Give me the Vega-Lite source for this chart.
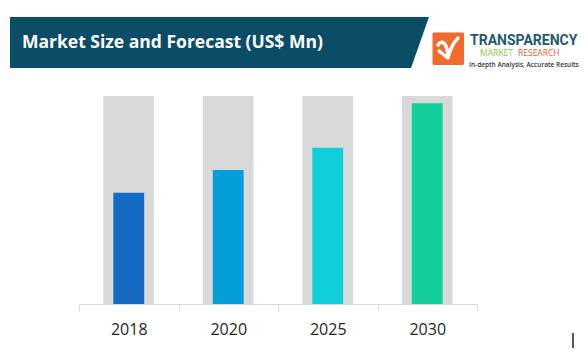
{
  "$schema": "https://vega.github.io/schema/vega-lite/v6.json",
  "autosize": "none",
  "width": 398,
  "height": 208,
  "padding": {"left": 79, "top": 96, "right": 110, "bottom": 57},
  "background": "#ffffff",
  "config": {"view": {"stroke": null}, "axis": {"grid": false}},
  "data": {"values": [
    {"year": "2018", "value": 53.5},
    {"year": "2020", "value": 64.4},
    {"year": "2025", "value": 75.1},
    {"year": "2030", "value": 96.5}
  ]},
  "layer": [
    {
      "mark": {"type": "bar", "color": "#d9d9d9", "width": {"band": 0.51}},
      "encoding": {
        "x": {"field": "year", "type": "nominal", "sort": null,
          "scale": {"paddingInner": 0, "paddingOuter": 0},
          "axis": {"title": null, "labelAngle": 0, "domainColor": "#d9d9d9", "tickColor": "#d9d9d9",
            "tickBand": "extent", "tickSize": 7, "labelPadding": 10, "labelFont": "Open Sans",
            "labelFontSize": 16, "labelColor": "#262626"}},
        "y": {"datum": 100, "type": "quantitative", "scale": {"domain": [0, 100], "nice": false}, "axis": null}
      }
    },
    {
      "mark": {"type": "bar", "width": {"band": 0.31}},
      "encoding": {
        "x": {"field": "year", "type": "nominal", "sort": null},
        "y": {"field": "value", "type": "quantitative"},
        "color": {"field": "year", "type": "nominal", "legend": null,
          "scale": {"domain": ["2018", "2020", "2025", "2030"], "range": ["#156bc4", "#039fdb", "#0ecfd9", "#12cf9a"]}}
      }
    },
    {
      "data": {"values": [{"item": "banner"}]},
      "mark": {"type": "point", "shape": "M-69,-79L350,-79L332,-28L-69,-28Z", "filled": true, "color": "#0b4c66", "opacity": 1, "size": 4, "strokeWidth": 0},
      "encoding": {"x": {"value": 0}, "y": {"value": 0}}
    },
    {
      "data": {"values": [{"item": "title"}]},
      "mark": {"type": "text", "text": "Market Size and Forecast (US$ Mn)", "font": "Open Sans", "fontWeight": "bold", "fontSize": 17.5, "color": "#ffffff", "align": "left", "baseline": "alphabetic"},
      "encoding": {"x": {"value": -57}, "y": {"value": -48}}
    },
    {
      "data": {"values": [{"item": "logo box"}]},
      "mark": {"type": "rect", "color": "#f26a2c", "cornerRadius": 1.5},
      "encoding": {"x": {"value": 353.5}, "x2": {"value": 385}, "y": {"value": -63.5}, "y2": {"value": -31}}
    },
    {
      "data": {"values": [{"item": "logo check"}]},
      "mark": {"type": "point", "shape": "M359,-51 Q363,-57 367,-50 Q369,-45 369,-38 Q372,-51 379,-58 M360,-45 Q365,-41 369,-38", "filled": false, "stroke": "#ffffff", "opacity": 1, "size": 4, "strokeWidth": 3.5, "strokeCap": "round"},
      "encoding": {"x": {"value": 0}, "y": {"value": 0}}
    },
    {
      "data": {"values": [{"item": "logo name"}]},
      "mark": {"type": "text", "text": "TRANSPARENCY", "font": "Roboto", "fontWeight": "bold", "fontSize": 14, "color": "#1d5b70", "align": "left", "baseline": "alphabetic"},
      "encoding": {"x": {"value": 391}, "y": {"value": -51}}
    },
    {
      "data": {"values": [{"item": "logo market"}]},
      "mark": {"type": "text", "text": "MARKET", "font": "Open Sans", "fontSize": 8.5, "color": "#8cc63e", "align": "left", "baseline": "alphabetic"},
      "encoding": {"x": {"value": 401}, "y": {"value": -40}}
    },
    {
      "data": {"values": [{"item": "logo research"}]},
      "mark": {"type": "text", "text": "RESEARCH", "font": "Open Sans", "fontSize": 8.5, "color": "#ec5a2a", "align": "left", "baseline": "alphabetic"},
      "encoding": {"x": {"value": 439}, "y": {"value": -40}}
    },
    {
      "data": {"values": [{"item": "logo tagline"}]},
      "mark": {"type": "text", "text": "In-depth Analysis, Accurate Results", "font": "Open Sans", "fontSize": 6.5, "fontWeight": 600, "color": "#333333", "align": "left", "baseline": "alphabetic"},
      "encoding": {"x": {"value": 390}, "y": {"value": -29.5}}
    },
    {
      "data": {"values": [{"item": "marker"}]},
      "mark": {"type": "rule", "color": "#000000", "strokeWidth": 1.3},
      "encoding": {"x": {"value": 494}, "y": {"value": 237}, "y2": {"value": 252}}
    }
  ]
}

## Problem to work on
Set down the complete material exactly, but do not include the images.

## Solved exercise
Give me the Vega-Lite source for this chart.
{
  "$schema": "https://vega.github.io/schema/vega-lite/v6.json",
  "autosize": "none",
  "width": 398,
  "height": 208,
  "padding": {"left": 79, "top": 96, "right": 110, "bottom": 57},
  "background": "#ffffff",
  "config": {"view": {"stroke": null}, "axis": {"grid": false}},
  "data": {"values": [
    {"year": "2018", "value": 53.5},
    {"year": "2020", "value": 64.4},
    {"year": "2025", "value": 75.1},
    {"year": "2030", "value": 96.5}
  ]},
  "layer": [
    {
      "mark": {"type": "bar", "color": "#d9d9d9", "width": {"band": 0.51}},
      "encoding": {
        "x": {"field": "year", "type": "nominal", "sort": null,
          "scale": {"paddingInner": 0, "paddingOuter": 0},
          "axis": {"title": null, "labelAngle": 0, "domainColor": "#d9d9d9", "tickColor": "#d9d9d9",
            "tickBand": "extent", "tickSize": 7, "labelPadding": 10, "labelFont": "Open Sans",
            "labelFontSize": 16, "labelColor": "#262626"}},
        "y": {"datum": 100, "type": "quantitative", "scale": {"domain": [0, 100], "nice": false}, "axis": null}
      }
    },
    {
      "mark": {"type": "bar", "width": {"band": 0.31}},
      "encoding": {
        "x": {"field": "year", "type": "nominal", "sort": null},
        "y": {"field": "value", "type": "quantitative"},
        "color": {"field": "year", "type": "nominal", "legend": null,
          "scale": {"domain": ["2018", "2020", "2025", "2030"], "range": ["#156bc4", "#039fdb", "#0ecfd9", "#12cf9a"]}}
      }
    },
    {
      "data": {"values": [{"item": "banner"}]},
      "mark": {"type": "point", "shape": "M-69,-79L350,-79L332,-28L-69,-28Z", "filled": true, "color": "#0b4c66", "opacity": 1, "size": 4, "strokeWidth": 0},
      "encoding": {"x": {"value": 0}, "y": {"value": 0}}
    },
    {
      "data": {"values": [{"item": "title"}]},
      "mark": {"type": "text", "text": "Market Size and Forecast (US$ Mn)", "font": "Open Sans", "fontWeight": "bold", "fontSize": 17.5, "color": "#ffffff", "align": "left", "baseline": "alphabetic"},
      "encoding": {"x": {"value": -57}, "y": {"value": -48}}
    },
    {
      "data": {"values": [{"item": "logo box"}]},
      "mark": {"type": "rect", "color": "#f26a2c", "cornerRadius": 1.5},
      "encoding": {"x": {"value": 353.5}, "x2": {"value": 385}, "y": {"value": -63.5}, "y2": {"value": -31}}
    },
    {
      "data": {"values": [{"item": "logo check"}]},
      "mark": {"type": "point", "shape": "M359,-51 Q363,-57 367,-50 Q369,-45 369,-38 Q372,-51 379,-58 M360,-45 Q365,-41 369,-38", "filled": false, "stroke": "#ffffff", "opacity": 1, "size": 4, "strokeWidth": 3.5, "strokeCap": "round"},
      "encoding": {"x": {"value": 0}, "y": {"value": 0}}
    },
    {
      "data": {"values": [{"item": "logo name"}]},
      "mark": {"type": "text", "text": "TRANSPARENCY", "font": "Roboto", "fontWeight": "bold", "fontSize": 14, "color": "#1d5b70", "align": "left", "baseline": "alphabetic"},
      "encoding": {"x": {"value": 391}, "y": {"value": -51}}
    },
    {
      "data": {"values": [{"item": "logo market"}]},
      "mark": {"type": "text", "text": "MARKET", "font": "Open Sans", "fontSize": 8.5, "color": "#8cc63e", "align": "left", "baseline": "alphabetic"},
      "encoding": {"x": {"value": 401}, "y": {"value": -40}}
    },
    {
      "data": {"values": [{"item": "logo research"}]},
      "mark": {"type": "text", "text": "RESEARCH", "font": "Open Sans", "fontSize": 8.5, "color": "#ec5a2a", "align": "left", "baseline": "alphabetic"},
      "encoding": {"x": {"value": 439}, "y": {"value": -40}}
    },
    {
      "data": {"values": [{"item": "logo tagline"}]},
      "mark": {"type": "text", "text": "In-depth Analysis, Accurate Results", "font": "Open Sans", "fontSize": 6.5, "fontWeight": 600, "color": "#333333", "align": "left", "baseline": "alphabetic"},
      "encoding": {"x": {"value": 390}, "y": {"value": -29.5}}
    },
    {
      "data": {"values": [{"item": "marker"}]},
      "mark": {"type": "rule", "color": "#000000", "strokeWidth": 1.3},
      "encoding": {"x": {"value": 494}, "y": {"value": 237}, "y2": {"value": 252}}
    }
  ]
}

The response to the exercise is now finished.